Planning, training, preparing, inciting, or facilitating terrorist acts is illegal. A person is guilty of inciting others to commit terrorism if, without personally engaging in terrorist activity, they utilize speeches, proclamations, writings, emblems, banners, or any other representations to urge others to commit any of the crimes specified above. Anyone who arranges or facilitates recruitment travel to a state other than their home state or country of citizenship shall be subject to the same punishment. Terrorists convicted under the Republic Act 10592 face the prospect of a life sentence without parole and other privileges.

On the other side, some individuals have contended that specific provisions of the legislation are unlawful and infringe the citizens’ right to freedom of expression. The Supreme Court of the Philippines ruled on December 9, 2021, that two elements of a controversial anti-terrorism statute passed the previous year violated the country’s constitution. The court overturned the ruling that would have made it illegal to hold potentially detrimental demonstrations, as deemed by the government. Other elements that have been challenged, such as the potential of arresting someone without a warrant and detaining them for twenty-four days, do not violate the Constitution and can continue to be implemented.
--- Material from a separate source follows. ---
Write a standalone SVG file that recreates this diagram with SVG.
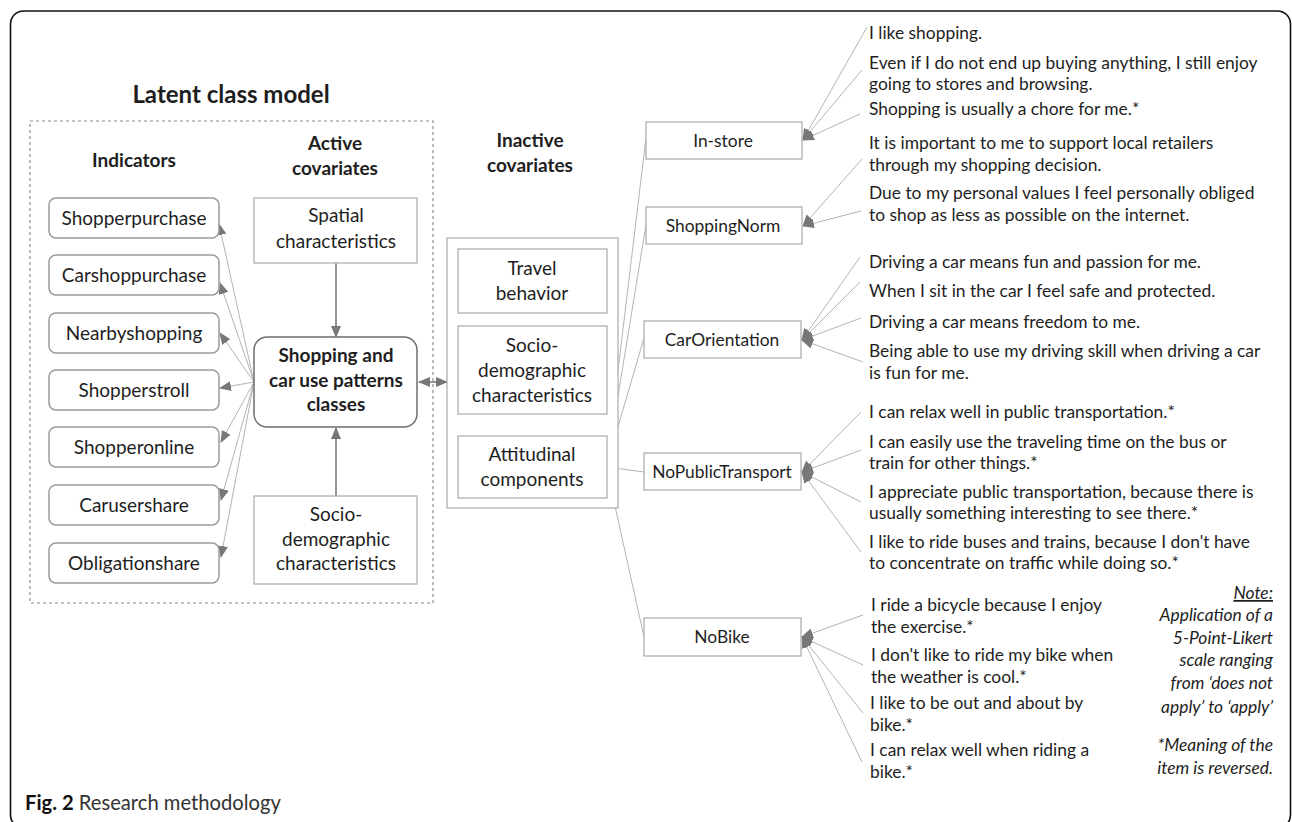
<svg xmlns="http://www.w3.org/2000/svg" width="1292" height="822" viewBox="0 0 1292 822">
<style>
text{font-family:Lato,"Liberation Sans",sans-serif;fill:#1e1e1e}
.lbl{font-size:19px;text-anchor:middle}
.hd{font-size:19px;font-weight:bold;text-anchor:middle}
.st{font-size:17.4px}
.fl{font-size:17.4px;text-anchor:middle}
.nt{font-size:17.4px;font-style:italic;text-anchor:end}
.ind{fill:#fff;stroke:#9a9a9a;stroke-width:1.5}
.box{fill:#fff;stroke:#b0b0b0;stroke-width:1.3}
.thin{stroke:#b4b4b4;stroke-width:1;fill:none}
.arr{stroke:#7a7a7a;stroke-width:1.6;fill:none}
</style>
<defs>
<marker id="ah" viewBox="0 0 12 10" refX="11" refY="5" markerWidth="12" markerHeight="10" markerUnits="userSpaceOnUse" orient="auto-start-reverse">
<path d="M0,0 L12,5 L0,10 z" fill="#777"/>
</marker>
</defs>
<rect x="10.5" y="11" width="1280" height="817" rx="13" fill="#fff" stroke="#111" stroke-width="1.6"/>
<text x="231" y="103" style="font-size:24px;font-weight:bold;text-anchor:middle">Latent class model</text>
<rect x="30" y="121" width="403" height="482" fill="none" stroke="#8a8a8a" stroke-width="1.2" stroke-dasharray="3,3"/>
<text class="hd" x="134" y="167">Indicators</text>
<text class="hd" x="335" y="150">Active</text>
<text class="hd" x="335" y="175">covariates</text>
<text class="hd" x="530" y="147">Inactive</text>
<text class="hd" x="530" y="172">covariates</text>
<g id="connectors">
<line class="thin" x1="254" y1="382" x2="219" y2="224" marker-end="url(#ah)"/>
<line class="thin" x1="254" y1="382" x2="220" y2="283" marker-end="url(#ah)"/>
<line class="thin" x1="254" y1="382" x2="220" y2="333" marker-end="url(#ah)"/>
<line class="thin" x1="254" y1="382" x2="220" y2="388" marker-end="url(#ah)"/>
<line class="thin" x1="254" y1="382" x2="221" y2="442" marker-end="url(#ah)"/>
<line class="thin" x1="254" y1="382" x2="221" y2="500" marker-end="url(#ah)"/>
<line class="thin" x1="254" y1="382" x2="221" y2="557" marker-end="url(#ah)"/>
<line class="arr" x1="336" y1="263" x2="336" y2="337" marker-end="url(#ah)"/>
<line class="arr" x1="336" y1="496" x2="336" y2="428" marker-end="url(#ah)"/>
<line class="arr" x1="419" y1="382" x2="447" y2="382" marker-start="url(#ah)" marker-end="url(#ah)"/>
<line class="thin" x1="607" y1="462" x2="646" y2="138"/>
<line class="thin" x1="607" y1="463" x2="646" y2="225"/>
<line class="thin" x1="607" y1="464" x2="644" y2="338"/>
<line class="thin" x1="607" y1="467" x2="644" y2="472"/>
<line class="thin" x1="607" y1="470" x2="644" y2="637"/>
<line class="thin" x1="867" y1="27" x2="803" y2="140" marker-end="url(#ah)"/>
<line class="thin" x1="862" y1="70" x2="803" y2="140" marker-end="url(#ah)"/>
<line class="thin" x1="860" y1="114" x2="803" y2="140" marker-end="url(#ah)"/>
<line class="thin" x1="862" y1="159" x2="803" y2="226" marker-end="url(#ah)"/>
<line class="thin" x1="861" y1="211" x2="803" y2="226" marker-end="url(#ah)"/>
<line class="thin" x1="860" y1="257" x2="802" y2="340" marker-end="url(#ah)"/>
<line class="thin" x1="860" y1="282" x2="802" y2="340" marker-end="url(#ah)"/>
<line class="thin" x1="861" y1="318" x2="802" y2="340" marker-end="url(#ah)"/>
<line class="thin" x1="863" y1="362" x2="802" y2="340" marker-end="url(#ah)"/>
<line class="thin" x1="861" y1="412" x2="802" y2="472" marker-end="url(#ah)"/>
<line class="thin" x1="861" y1="450" x2="802" y2="472" marker-end="url(#ah)"/>
<line class="thin" x1="861" y1="502" x2="802" y2="472" marker-end="url(#ah)"/>
<line class="thin" x1="861" y1="552" x2="802" y2="472" marker-end="url(#ah)"/>
<line class="thin" x1="863" y1="615" x2="802" y2="637" marker-end="url(#ah)"/>
<line class="thin" x1="863" y1="665" x2="802" y2="637" marker-end="url(#ah)"/>
<line class="thin" x1="863" y1="713" x2="802" y2="637" marker-end="url(#ah)"/>
<line class="thin" x1="862" y1="762" x2="802" y2="637" marker-end="url(#ah)"/>
</g>
<g id="ind-shopperpurchase"><rect class="ind" x="49" y="198" width="170" height="40" rx="7"/><text class="lbl" x="134" y="225">Shopperpurchase</text></g>
<g id="ind-carshoppurchase"><rect class="ind" x="49" y="255" width="170" height="40" rx="7"/><text class="lbl" x="134" y="282">Carshoppurchase</text></g>
<g id="ind-nearbyshopping"><rect class="ind" x="49" y="313" width="170" height="40" rx="7"/><text class="lbl" x="134" y="340">Nearbyshopping</text></g>
<g id="ind-shopperstroll"><rect class="ind" x="49" y="370" width="170" height="40" rx="7"/><text class="lbl" x="134" y="397">Shopperstroll</text></g>
<g id="ind-shopperonline"><rect class="ind" x="49" y="427" width="170" height="40" rx="7"/><text class="lbl" x="134" y="454">Shopperonline</text></g>
<g id="ind-carusershare"><rect class="ind" x="49" y="485" width="170" height="40" rx="7"/><text class="lbl" x="134" y="512">Carusershare</text></g>
<g id="ind-obligationshare"><rect class="ind" x="49" y="543" width="170" height="40" rx="7"/><text class="lbl" x="134" y="570">Obligationshare</text></g>
<g id="spatial"><rect class="box" x="254" y="198" width="163" height="65"/><text class="lbl" x="336" y="222">Spatial</text><text class="lbl" x="336" y="248">characteristics</text></g>
<g id="classes"><rect x="254" y="337" width="163" height="90" rx="13" fill="#fff" stroke="#6e6e6e" stroke-width="1.5"/><text class="hd" x="336" y="362">Shopping and</text><text class="hd" x="336" y="387">car use patterns</text><text class="hd" x="336" y="411">classes</text></g>
<g id="socio-active"><rect class="box" x="254" y="496" width="163" height="88"/><text class="lbl" x="336" y="521">Socio-</text><text class="lbl" x="336" y="546">demographic</text><text class="lbl" x="336" y="570">characteristics</text></g>
<g id="inactive"><rect class="box" x="447" y="238" width="171" height="270"/></g>
<g id="travel"><rect class="box" x="458" y="249" width="149" height="64"/><text class="lbl" x="532" y="275">Travel</text><text class="lbl" x="532" y="300">behavior</text></g>
<g id="socio-inactive"><rect class="box" x="458" y="326" width="149" height="88"/><text class="lbl" x="532" y="352">Socio-</text><text class="lbl" x="532" y="377">demographic</text><text class="lbl" x="532" y="402">characteristics</text></g>
<g id="attitudinal"><rect class="box" x="458" y="436" width="149" height="62"/><text class="lbl" x="532" y="461">Attitudinal</text><text class="lbl" x="532" y="486">components</text></g>
<g id="instore"><rect class="box" x="646" y="122" width="156" height="37"/><text class="fl" x="723" y="147">In-store</text></g>
<g id="shoppingnorm"><rect class="box" x="646" y="207" width="156" height="37"/><text class="fl" x="723" y="232">ShoppingNorm</text></g>
<g id="carorientation"><rect class="box" x="644" y="321" width="157" height="37"/><text class="fl" x="722" y="346">CarOrientation</text></g>
<g id="nopublictransport"><rect class="box" x="644" y="453" width="157" height="37"/><text class="fl" x="722" y="478">NoPublicTransport</text></g>
<g id="nobike"><rect class="box" x="644" y="618" width="157" height="38"/><text class="fl" x="722" y="643">NoBike</text></g>
<g id="statements">
<text class="st" x="869" y="39">I like shopping.</text>
<text class="st" x="869" y="69">Even if I do not end up buying anything, I still enjoy</text>
<text class="st" x="869" y="90">going to stores and browsing.</text>
<text class="st" x="869" y="115">Shopping is usually a chore for me.*</text>
<text class="st" x="869" y="149">It is important to me to support local retailers</text>
<text class="st" x="869" y="171">through my shopping decision.</text>
<text class="st" x="869" y="199">Due to my personal values I feel personally obliged</text>
<text class="st" x="869" y="221">to shop as less as possible on the internet.</text>
<text class="st" x="869" y="268">Driving a car means fun and passion for me.</text>
<text class="st" x="869" y="297">When I sit in the car I feel safe and protected.</text>
<text class="st" x="869" y="328">Driving a car means freedom to me.</text>
<text class="st" x="869" y="357">Being able to use my driving skill when driving a car</text>
<text class="st" x="869" y="379">is fun for me.</text>
<text class="st" x="869" y="418">I can relax well in public transportation.*</text>
<text class="st" x="869" y="448">I can easily use the traveling time on the bus or</text>
<text class="st" x="869" y="469">train for other things.*</text>
<text class="st" x="869" y="498">I appreciate public transportation, because there is</text>
<text class="st" x="869" y="519">usually something interesting to see there.*</text>
<text class="st" x="869" y="548">I like to ride buses and trains, because I don't have</text>
<text class="st" x="869" y="569">to concentrate on traffic while doing so.*</text>
<text class="st" x="871" y="611">I ride a bicycle because I enjoy</text>
<text class="st" x="871" y="633">the exercise.*</text>
<text class="st" x="871" y="661">I don't like to ride my bike when</text>
<text class="st" x="871" y="683">the weather is cool.*</text>
<text class="st" x="870" y="709">I like to be out and about by</text>
<text class="st" x="870" y="731">bike.*</text>
<text class="st" x="870" y="756">I can relax well when riding a</text>
<text class="st" x="870" y="778">bike.*</text>
</g>
<g id="note">
<text class="nt" x="1273" y="599" text-decoration="underline">Note:</text>
<text class="nt" x="1273" y="621">Application of a</text>
<text class="nt" x="1273" y="644">5-Point-Likert</text>
<text class="nt" x="1273" y="666">scale ranging</text>
<text class="nt" x="1273" y="689">from ‘does not</text>
<text class="nt" x="1273" y="713">apply’ to ‘apply’</text>
<text class="nt" x="1273" y="751">*Meaning of the</text>
<text class="nt" x="1273" y="774">item is reversed.</text>
</g>
<text x="25" y="810" style="font-size:20.2px;fill:#333"><tspan font-weight="bold" fill="#111">Fig. 2</tspan> Research methodology</text>
</svg>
The Supreme Court of the Philippines declared that the country’s anti-terrorism committee might hold a suspected terrorist for up to twenty-four days without a court warrant. According to information provided by the rights organization Kaparatan, the Philippines already had around 700 political prisoners. Four hundred eighty-nine of them were taken into custody during the present administration.

Rodrigo Duterte, the former president of the Philippines, defended the rule of law and declared that law-abiding citizens have nothing to fear. According to the Anti-Money Laundering Council of the country, the law plays a crucial role in the fight against “dirty money” and the financing of terrorists.